Referia ainda agora que quando a sua filha Madalena morreu, ao quinto dia ainda nem tinha noção se precisava ou não de mais tempo para processar. Essa falta de noção do que se passa naquele momento não é também prova de que realmente são necessários mais que cinco dias?
O meu caso durou ainda nove meses. A sensação que tenho é que fui trabalhar automaticamente, que não me questionei. E com isto não estou a dizer que tinha um sentido de responsabilidade muito grande, porque eu tinha uma posição profissional que me permitia dizer ao meu chefe que não ia e punha baixa. Ninguém levaria a mal. Eu acho que fui por automatismo. Com aquilo que sei hoje e se recuasse 20 anos, talvez tivesse olhado para os meus outros dois filhos de forma diferente. Talvez tivesse pensado que deveria ter tomado mais atenção porque eles eram pequenos e também tinham tido uma perda.
Hoje em dia há mais consciência de que temos de trabalhar mais com os irmãos, com os que ficam, olhar mais para dentro e não ser apenas o cumprimento do estrito na legislação. Há casos em que há desestruturação brutal da família. No meu caso: eu vivia num meio urbano, nunca tive de mudar de cidade, tinha uma rede social, familiar e financeira forte. A minha mulher não trabalhava. Eu tinha uma rede social muito substancial. Agora, as casas da Acreditar estão cheia de famílias que ficam um ano fora de casa. Essas pessoas são vítimas de uma desestruturação brutal, com perdas de rendimento, de afetos, de estabilidade familiar; com perda de contacto com um irmão e com um pai que normalmente tem de ficar longe para trabalhar. Os irmãos são entregues a avós ou tios. Isso tem de ser remendado e a ferida, após a morte, tem de ser bem tratada. Hoje há uma consciência maior do que há 20 anos e que eu, seguramente, não tinha.
Que idade tinham os irmãos da Madalena?
Tinham 14 e 12 anos. A Madalena era a mais nova, tinha sete anos quando morreu.
“A morte é um tema que não existe, é algo de que ninguém quer falar mas existe e é inevitável”
Quais as vossas expectativas em relação à petição?

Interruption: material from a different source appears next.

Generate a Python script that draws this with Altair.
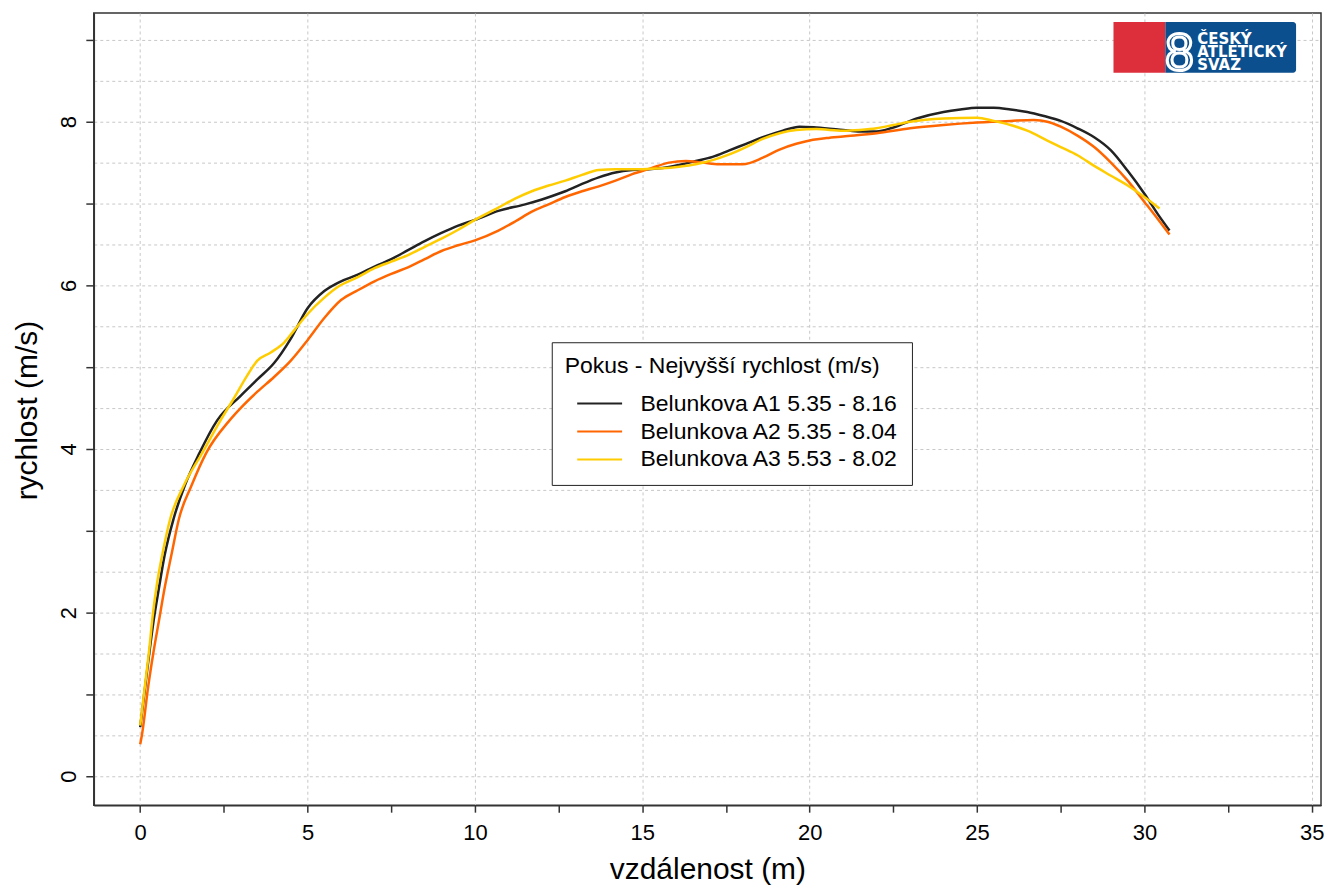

As expectativas é que se fale neste assunto. Gostava muito de dizer que a petição vai ser um sucesso e que o Governo e a Assembleia vão legislar e dar os 20 dias, mas acho que é também muito importante que se fale. A morte é um tema que não existe, é algo de que ninguém quer falar mas existe e é inevitável. E a morte, em alguns casos, não é um fim lógico e expectável de uma vida. Às vezes é um assunto brutal e tem de ser falado. Tem de se olhar para estes pais e para estes irmãos e tenho esperança que a petição dê pelo menos origem a uma conversa em sociedade, que se fale e que seja um oportunidade para a Assembleia e o Governo reverem a legislação e discutirem. Perceber se faz sentido ou não. Só quando somos confrontados com a morte de um filho percebemos que temos direito a cinco dias, o mesmo que temos direito com um sogro. Há uma desproporção, até porque um sogro à partida morre mais velho. É como um pai ou uma mãe, que pode morrer cedo, mas morre antes dos filhos. Os filhos nunca devem morrer antes dos pais, esta é a grande violência porque há uma alteração da sequência normal da vida. Nós temos de morrer antes dos nossos filhos.